A problem I encounter quite often among my CVS users is when
they do a massive erroneous checkin (cvs ci -m "some comment" .) and then need to roll
back. (For instance by being in the wrong directory at the time of checkins) My users
simultaneously work on several different projects so that's why this happens a lot.
Is there are a good easy way to do this? Could anyone share any ideas? Basically what
I am looking for is a command like "REMOVE ALL THE REVISIONS USER X HAS DONE IN THE
LAST 5 MIN FROM EVERYWHERE). The way I have been doing it is extremely painful and
described below,
a) see which files were revised in the repository in the last 10 min (cvs log -D) by
this user
b) checkout the entire project.
c) For each file cd into the subdir of the project where the file resides and do "cvs
update -p -r previous_rev > file_name" then try to check in this result of overwriting
with -p. (This is the painful step since the erroneous checking was often done at the
top of the project and the offending files are scattered all over)

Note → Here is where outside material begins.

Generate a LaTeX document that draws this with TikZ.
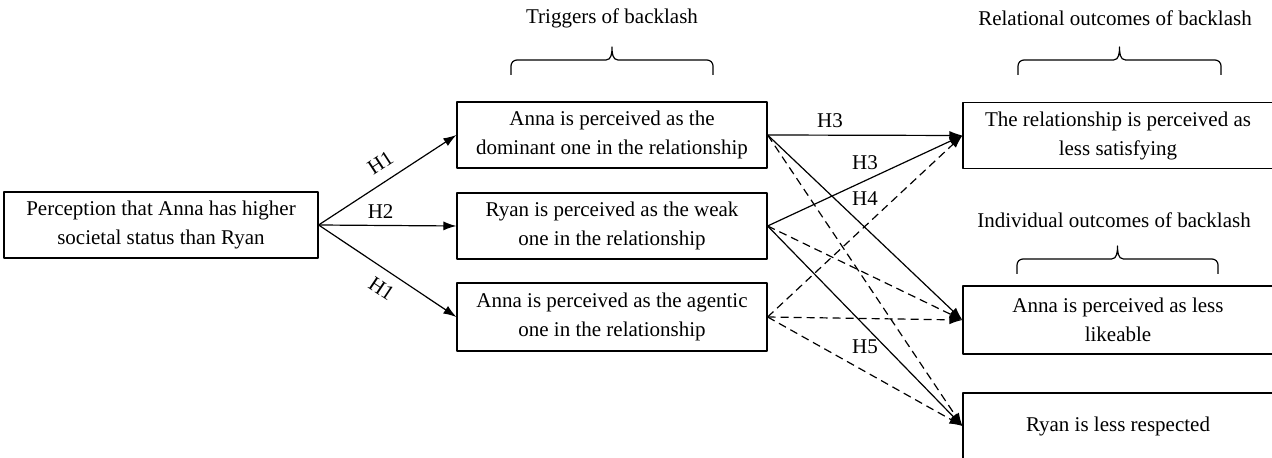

I know the cvs way is to keep the wrong version in the history and checkin the right
one on top. But in my case this approach I need to just remove the wrong head
revisions as if they were never there otherwise my revision hitstory ends up being
littered with erroneous checkings and then checkings that are fixes to those checkins.
Should I use rcs -o ? Should I do it using rcs or cvs admin? Can anyone tell me what
would be a safe way to do what I want?